This lighter version of pumpkin pie is made with egg substitute in place of eggs, and is served in a chewy brown sugar and oat crust.
INGREDIENTS (for 8 servings):
- 1 1/4 cups oats, quick-cooking
- 1/3 cup brown sugar, firmly packed
- 1/4 cup all-purpose flour
- 2 tablespoons margarine, melted
- 2 tablespoons egg substitute product, fat free, cholesterol free
- 1 (14 ounce) can EAGLE BRAND® Sweetened Condensed Milk (NOT evaporated milk)
- 1 1/3 cups canned pumpkin
- 1/2 cup egg substitute product, fat free, cholesterol free
- 1 teaspoon cinnamon, ground
- 1/2 teaspoon ginger, ground
- 1/8 teaspoon nutmeg, ground
- 1/2 teaspoon salt
Preheat oven to 400 degrees F. Combine oats, sugar and flour.
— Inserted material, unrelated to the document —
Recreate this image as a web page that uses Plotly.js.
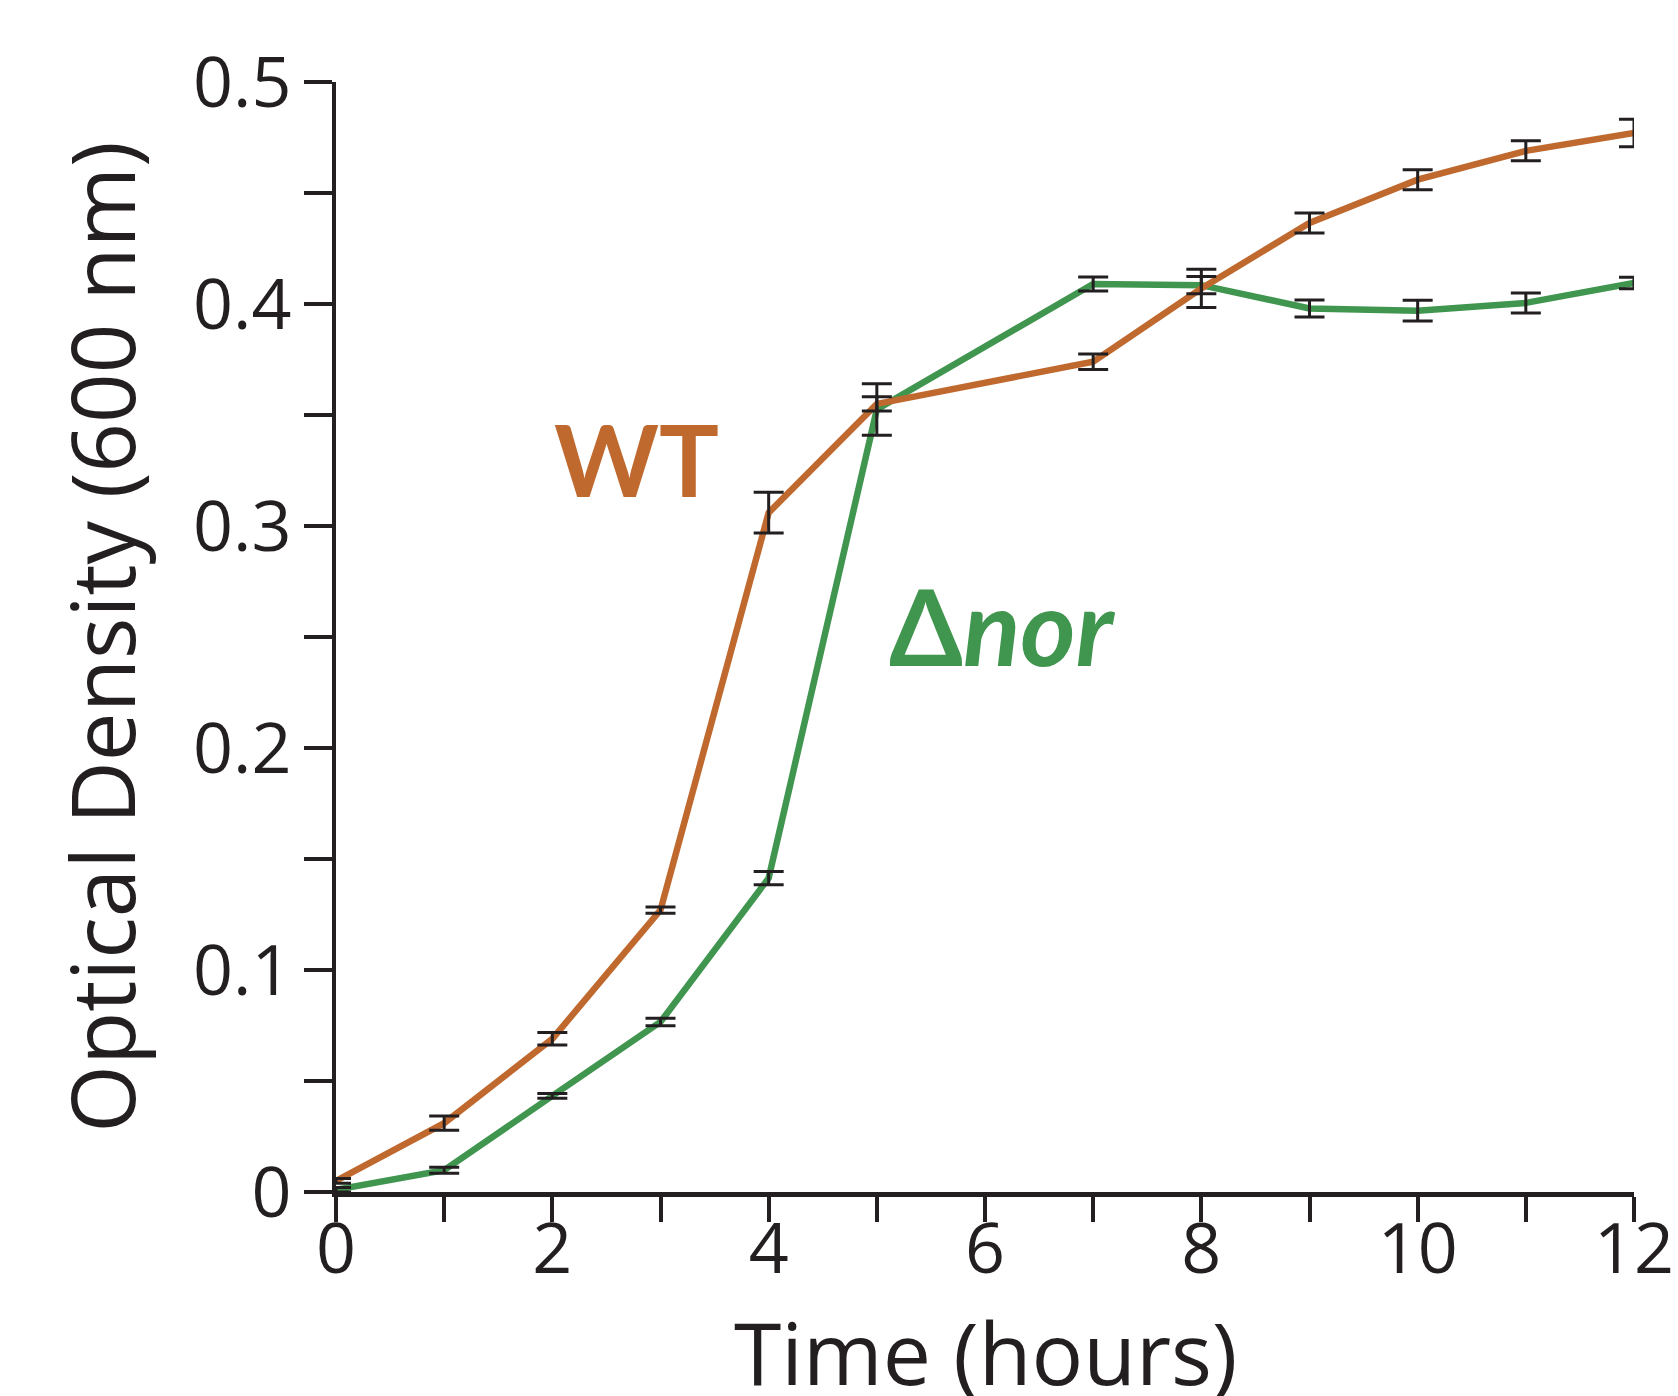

Add margarine and egg substitute product; mix well.
Press 1 3/4 cups mixture firmly on bottom and up sides of sprayed 9-inch pie pan using a thin metal spatula.
In mixing bowl, combine EAGLE BRAND®, pumpkin, egg substitute product, spices and salt; mix until well blended (DO NOT OVERMIX). Pour filling into pie shell.
Bake 15 minutes; reduce temperature to 350 degrees F. Continue baking 15 to 18 minutes or until center is softly set.
Cool; Chill. Garnish as desired with low fat topping.